Jeff Jackson: Yes. I would just also add, as you saw, we had pretty good success growing our deposits, and funding our loan growth along with, as you know, we get about $100 million a quarter off our securities. So, I would think going forward, all the brokered deposits would just runoff. I don’t see a need for us to be in that market.
Daniel Tamayo : And I was just looking at the 1.2 billion of FHLB, that is — you’d imagine that that’s mostly staying on the balance sheet?
Dan Weiss: Yes. That’s what we would model today but I think we’ve talked in the past, we do have a deposit campaign on the commercial side that’s — it will be kind of dependent on the success of our deposit growth here over the next quarter or two.
Jeff Jackson: And loan growth. Depending on deposit loan growth, that could go probably down.
Operator: The next question comes from Manuel Navas of D.A. Davidson.
Manuel Navas: Roughly, what has been the lift at your commercial lenders kind of since the incentive structure has been changed for deposit growth? I know you brought it up as a percentage of the whole deposit book. But do you kind of look at the commercial deposits group, but do you kind of look at it just for the lenders themselves?
Jeff Jackson: We do. I’m trying to understand. Can you restate that question? I’m sorry, I didn’t exactly understand what you’re asking.

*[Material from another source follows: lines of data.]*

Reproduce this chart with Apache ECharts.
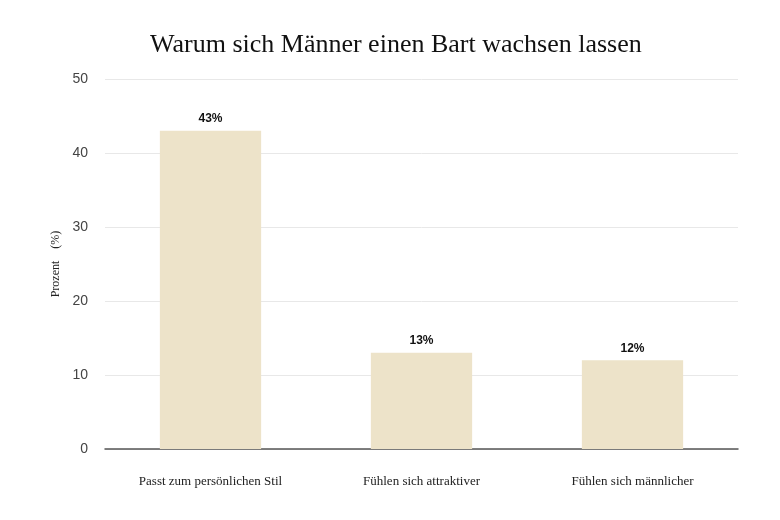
<!DOCTYPE html>
<html>
<head>
<meta charset="utf-8">
<style>
  html, body { margin: 0; padding: 0; background: #fff; }
  #chart { width: 780px; height: 520px; }
</style>
<script src="https://cdn.jsdelivr.net/npm/echarts@6/dist/echarts.min.js"></script>
</head>
<body>
<div id="chart"></div>
<script>
var categories = ["Passt zum persönlichen Stil", "Fühlen sich attraktiver", "Fühlen sich männlicher"];
var values = [43, 13, 12];
var yTicks = [0, 10, 20, 30, 40, 50];

var chart = echarts.init(document.getElementById("chart"));
var option = {
  backgroundColor: "#ffffff",
  title: {
    text: "Warum sich Männer einen Bart wachsen lassen",
    left: 145,
    top: 27,
    textStyle: {
      fontFamily: "Liberation Serif",
      fontWeight: "normal",
      fontSize: 26,
      color: "#111"
    }
  },
  grid: { left: 105, right: 42, top: 79, bottom: 71 },
  xAxis: {
    type: "category",
    data: categories,
    axisTick: { show: false },
    axisLine: { lineStyle: { color: "#555", width: 1.5 } },
    axisLabel: {
      margin: 26,
      fontFamily: "Liberation Serif",
      fontSize: 13,
      color: "#222"
    }
  },
  yAxis: {
    type: "value",
    min: yTicks[0],
    max: yTicks[yTicks.length - 1],
    interval: 10,
    name: "Prozent    (%)",
    nameLocation: "middle",
    nameGap: 43,
    nameTextStyle: {
      fontFamily: "Liberation Serif",
      fontSize: 12,
      color: "#222"
    },
    axisLine: { show: false },
    axisTick: { show: false },
    axisLabel: {
      margin: 17,
      fontFamily: "Liberation Sans",
      fontSize: 14,
      color: "#444"
    },
    splitLine: { lineStyle: { color: "#e8e8e8", width: 1 } }
  },
  series: [
    {
      type: "bar",
      data: values,
      barWidth: "48%",
      itemStyle: { color: "#ede3c9" },
      label: {
        show: true,
        position: "top",
        distance: 6,
        formatter: "{c}%",
        fontFamily: "Liberation Sans",
        fontWeight: "bold",
        fontSize: 12,
        color: "#111"
      }
    }
  ]
};
chart.setOption(option);
</script>
</body>
</html>
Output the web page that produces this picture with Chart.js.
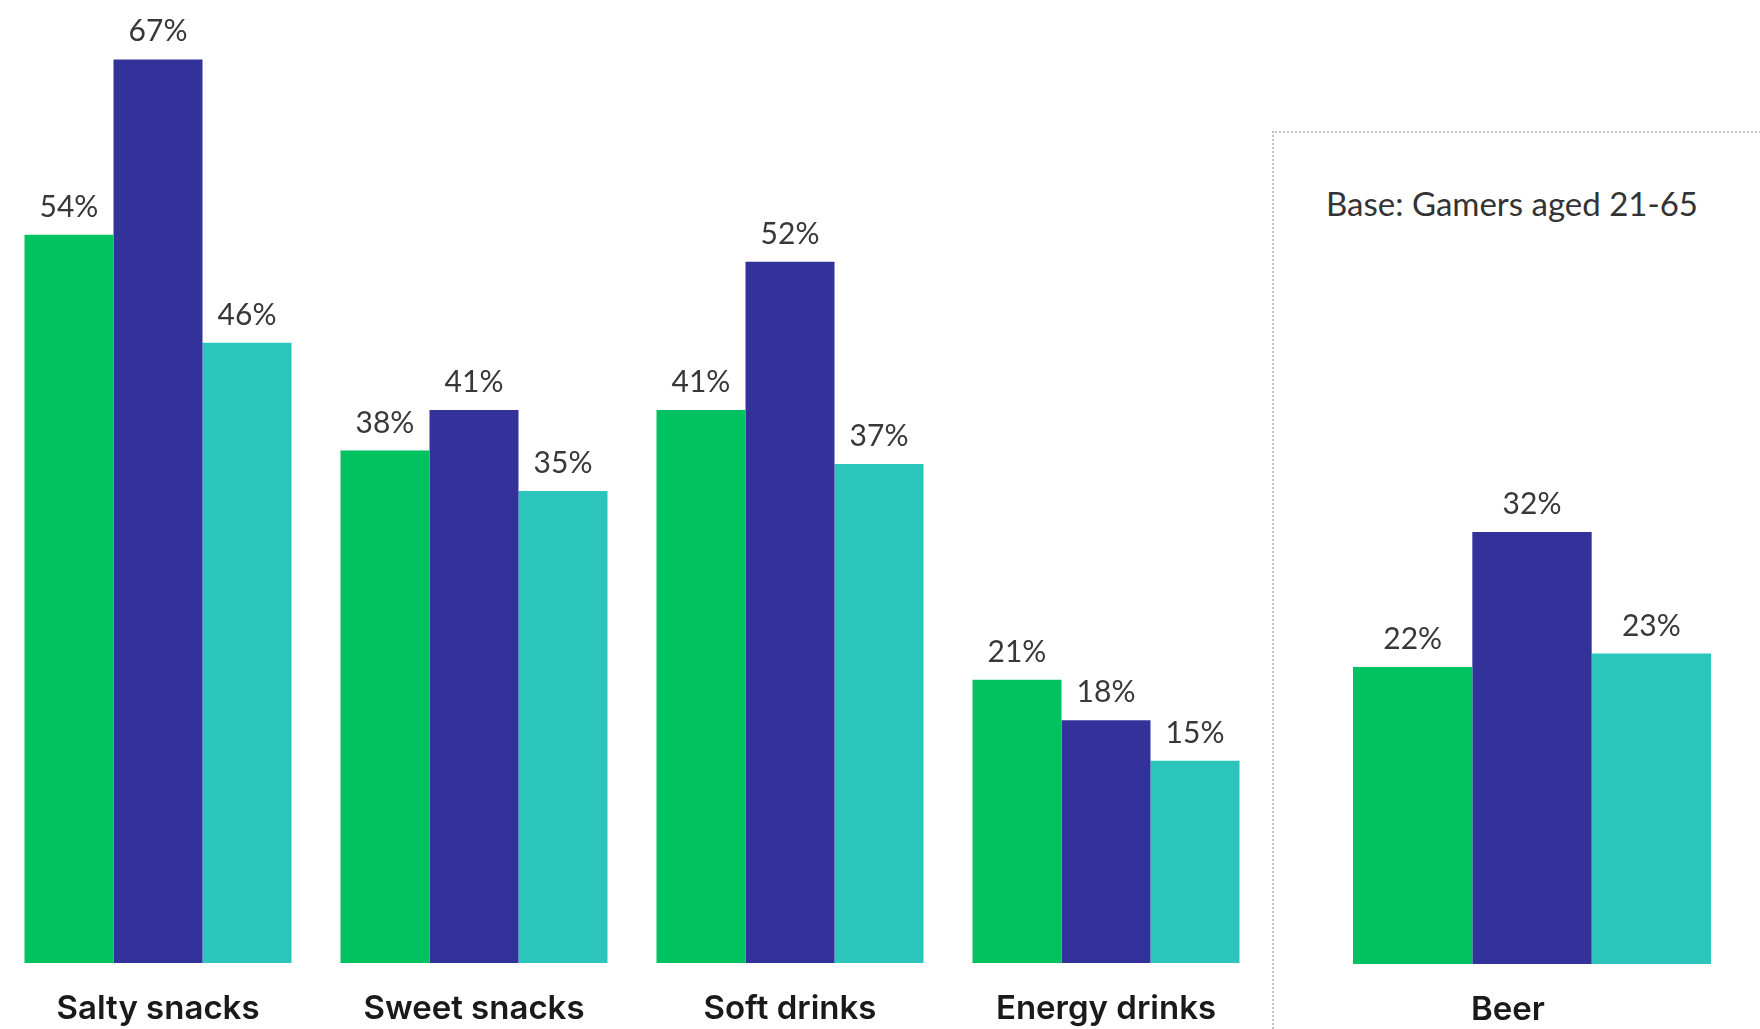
<!DOCTYPE html>
<html>
<head>
<meta charset="utf-8">
<script src="https://cdn.jsdelivr.net/npm/chart.js@4.4.0/dist/chart.umd.min.js"></script>
<style>
    html, body { margin: 0; padding: 0; background: #fff; }
    body { width: 1760px; height: 1029px; position: relative; overflow: hidden; font-family: Lato, sans-serif; }
    #cajaIzq { position: absolute; left: 0; top: 0; width: 1264px; height: 1029px; }
    #cajaDer { position: absolute; left: 1307px; top: 0; width: 450px; height: 1029px; }
    #marco { position: absolute; left: 1272px; top: 131px; right: -4px; bottom: -4px;
             border-top: 2px dotted #c4c4c4; border-left: 2px dotted #c4c4c4; }
    #base { position: absolute; left: 1326px; top: 183px; font-size: 33px; color: #333; white-space: nowrap; }
</style>
</head>
<body>
<div id="marco"></div>
<div id="base">Base: Gamers aged 21-65</div>
<div id="cajaIzq"><canvas id="graficaIzq"></canvas></div>
<div id="cajaDer"><canvas id="graficaDer"></canvas></div>

<script>
    // datos
    let categorias = ["Salty snacks", "Sweet snacks", "Soft drinks", "Energy drinks"];
    let serie1 = [54, 38, 41, 21];
    let serie2 = [67, 41, 52, 18];
    let serie3 = [46, 35, 37, 15];

    let categoriasBeer = ["Beer"];
    let beer1 = [22];
    let beer2 = [32];
    let beer3 = [23];

    let nombresSeries = ["Group 1", "Group 2", "Group 3"];
    let colores = ["#00c261", "#32329a", "#2bc5bc"];

    // etiquetas de porcentaje encima de cada barra
    const etiquetasValor = {
        id: "etiquetasValor",
        afterDatasetsDraw(chart) {
            let ctx = chart.ctx;
            ctx.save();
            ctx.font = "30px Lato";
            ctx.fillStyle = "#383838";
            ctx.textAlign = "center";
            ctx.textBaseline = "alphabetic";
            chart.data.datasets.forEach((ds, i) => {
                chart.getDatasetMeta(i).data.forEach((barra, j) => {
                    ctx.fillText(ds.data[j] + "%", barra.x, barra.y - 18);
                });
            });
            ctx.restore();
        }
    };

    function crearGrafica(id, etiquetas, valores, porcentaje, altoEje, desplazamiento) {
        let ctx = document.getElementById(id).getContext("2d");
        return new Chart(ctx, {
            type: "bar",
            data: {
                labels: etiquetas,
                datasets: valores.map((v, i) => ({
                    label: nombresSeries[i],
                    data: v,
                    backgroundColor: colores[i],
                    borderWidth: 0,
                    barPercentage: 1,
                    categoryPercentage: porcentaje
                }))
            },
            options: {
                responsive: true,
                maintainAspectRatio: false,
                animation: false,
                layout: { padding: { top: 19, left: 0, right: 0, bottom: 0 } },
                plugins: {
                    legend: { display: false },
                    tooltip: { enabled: false }
                },
                scales: {
                    x: {
                        grid: { display: false, drawTicks: false },
                        border: { display: false },
                        ticks: {
                            color: "#1a1a1a",
                            padding: 26,
                            labelOffset: desplazamiento,
                            font: { family: "Inter", size: 33, weight: "600" }
                        },
                        afterFit: s => { s.height = altoEje; }
                    },
                    y: {
                        display: false,
                        min: 0,
                        max: 70
                    }
                }
            },
            plugins: [etiquetasValor]
        });
    }

    crearGrafica("graficaIzq", categorias, [serie1, serie2, serie3], 0.845, 66, 0);
    crearGrafica("graficaDer", categoriasBeer, [beer1, beer2, beer3], 0.7956, 65, -24);
</script>
</body>
</html>
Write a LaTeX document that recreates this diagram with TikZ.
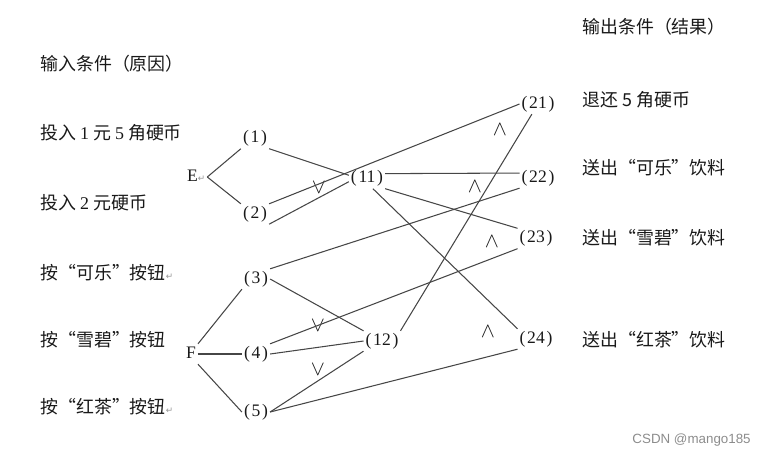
\documentclass[tikz,border=0pt]{standalone}
\usepackage{fontspec}
\setmainfont{Liberation Serif}
\newfontfamily\cjk{Noto Sans CJK SC}
\newfontfamily\symfont{DejaVu Sans}
\newfontfamily\wmfont{Liberation Sans}
\usetikzlibrary{positioning}
\definecolor{lnclr}{RGB}{70,70,70}
\definecolor{txtclr}{RGB}{25,25,25}
\definecolor{mkclr}{RGB}{150,150,150}
\definecolor{wmclr}{RGB}{140,140,140}
\newcommand{\ret}{{\color{mkclr}\symfont\fontsize{5}{5}\selectfont ↵}}
\newcommand{\nlab}[1]{(\kern1pt#1\kern1pt)}

\begin{document}
\begin{tikzpicture}[x=0.02cm, y=-0.02cm,
  lbl/.style={anchor=west, inner sep=0pt, text=txtclr,
              font=\cjk\fontsize{10.2}{12}\selectfont},
  num/.style={inner sep=1pt, text=txtclr, font=\fontsize{10}{12}\selectfont,
              text height=7pt, text depth=2.2pt},
  gate/.style={inner sep=0pt, text=txtclr, font=\fontsize{12.5}{14}\selectfont},
  wire/.style={draw=lnclr, line width=0.6pt}
]
\useasboundingbox (0,0) rectangle (766,457);

% Causes
\node[lbl] (cin) at (40,64)  {输入条件（原因）};
\node[lbl] (c1)  at (40,133) {投入 {\rmfamily 1} 元 {\rmfamily 5} 角硬币};
\node[lbl] (c2)  at (40,203) {投入 {\rmfamily 2} 元硬币};
\node[lbl] (c3)  at (40,273) {按“可乐”按钮\ret};
\node[lbl] (c4)  at (40,340) {按“雪碧”按钮};
\node[lbl] (c5)  at (40,407) {按“红茶”按钮\ret};

% Effects
\node[lbl] (eout) at (582,27)  {输出条件（结果）};
\node[lbl] (e21)  at (582,100) {退还 5 角硬币};
\node[lbl] (e22)  at (582,168) {送出“可乐”饮料};
\node[lbl] (e23)  at (582,238) {送出“雪碧”饮料};
\node[lbl] (e24)  at (582,340) {送出“红茶”饮料};

% Graph nodes
\node[num, anchor=west] (E) at (185,177) {E\ret};
\node[num] (F) at (191,354) {F};
\node[num] (n1)  at (255,138.5) {\nlab{1}};
\node[num] (n2)  at (255,214)   {\nlab{2}};
\node[num] (n3)  at (256,279)   {\nlab{3}};
\node[num] (n4)  at (256,354)   {\nlab{4}};
\node[num] (n5)  at (256,412)   {\nlab{5}};
\node[num] (n11) at (367,178.5) {\nlab{11}};
\node[num] (n12) at (382,341)   {\nlab{12}};
\node[num] (n21) at (538,104)   {\nlab{21}};
\node[num] (n22) at (538,178)   {\nlab{22}};
\node[num] (n23) at (536,238.5) {\nlab{23}};
\node[num] (n24) at (536,339)   {\nlab{24}};

% Gate marks
\node[gate] (or1)  at (319,188) {$\vee$};
\node[gate] (or2)  at (318,326) {$\vee$};
\node[gate] (or3)  at (318,370) {$\vee$};
\node[gate] (and1) at (500,130) {$\wedge$};
\node[gate] (and2) at (475,187) {$\wedge$};
\node[gate] (and3) at (492,242) {$\wedge$};
\node[gate] (and4) at (488,332) {$\wedge$};

% Connectors
\draw[wire] (E.east) -- (n1.south west);
\draw[wire] (E.east) -- (n2.north west);
\draw[wire] (n1.south east) -- (n11.170);
\draw[wire] (n2.north east) -- (n21.west);
\draw[wire] (n2.south east) -- (n11.190);
\draw[wire] (F.north east) -- (n3.south west);
\draw[wire] (F.east) -- (n4.west);
\draw[wire] (F.south east) -- (n5.west);
\draw[wire] (n3.north east) -- (n22.south west);
\draw[wire] (n3.east) -- (n12.north west);
\draw[wire] (n4.north east) -- (n23.south west);
\draw[wire] (n4.east) -- (n12.west);
\draw[wire] (n5.east) -- (n12.south west);
\draw[wire] (n5.east) -- (n24.south west);
\draw[wire] (n12.north east) -- (n21);
\draw[wire] (n11.15) -- (n22.165);
\draw[wire] (n11.south east) -- (n23.north west);
\draw[wire] (n11.-60) -- (n24.north west);

\node[anchor=east, inner sep=0pt, text=wmclr, font=\wmfont\fontsize{7.6}{9}\selectfont]
  (wm) at (751,440) {CSDN @mango185};
\end{tikzpicture}
\end{document}
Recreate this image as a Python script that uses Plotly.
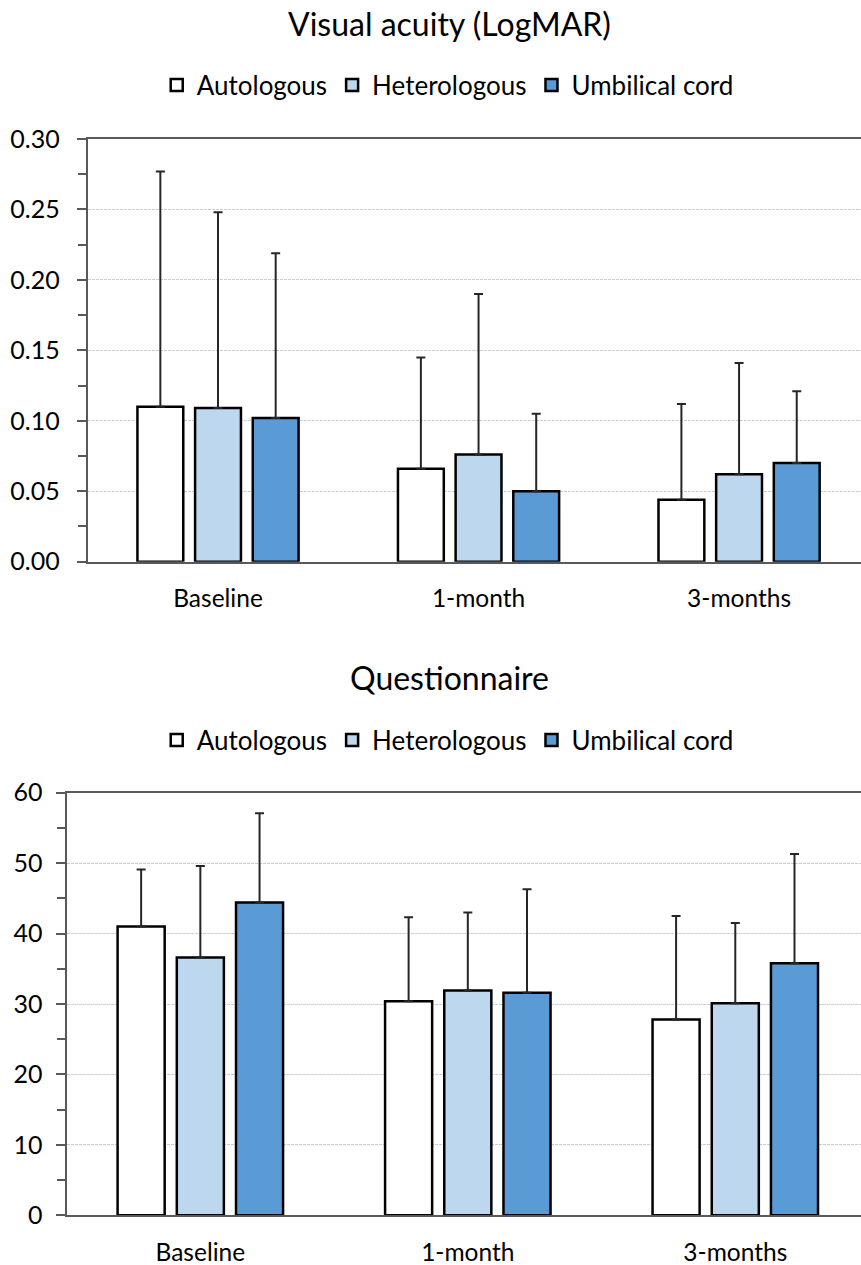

Manuel Navas: So just, how much of the deposit growth has come just specifically from the commercial lenders themselves? And that’s — I think you changed incentive structure this year. And not just this quarter, but just this year, how much has the deposit growth come from them alone?
Dan Weiss: Yes. I would say, Manuel, approximately 75% of deposit growth has come from the commercial side, particularly that market product has been incredibly successful.
Jeff Jackson: Yes. And as we said, that change in incentives as we hadn’t had in our — history of our bank, has really made a big difference. And we’ve also really started monitoring it and really talking about it throughout the company, and really have a big deposit campaign going on right now that’s moving in the right positive direction. So, we really feel good about growing deposits going forward as we showed this quarter. And once again, that would eliminate us for brokered deposits and could really help us on the NIM going forward.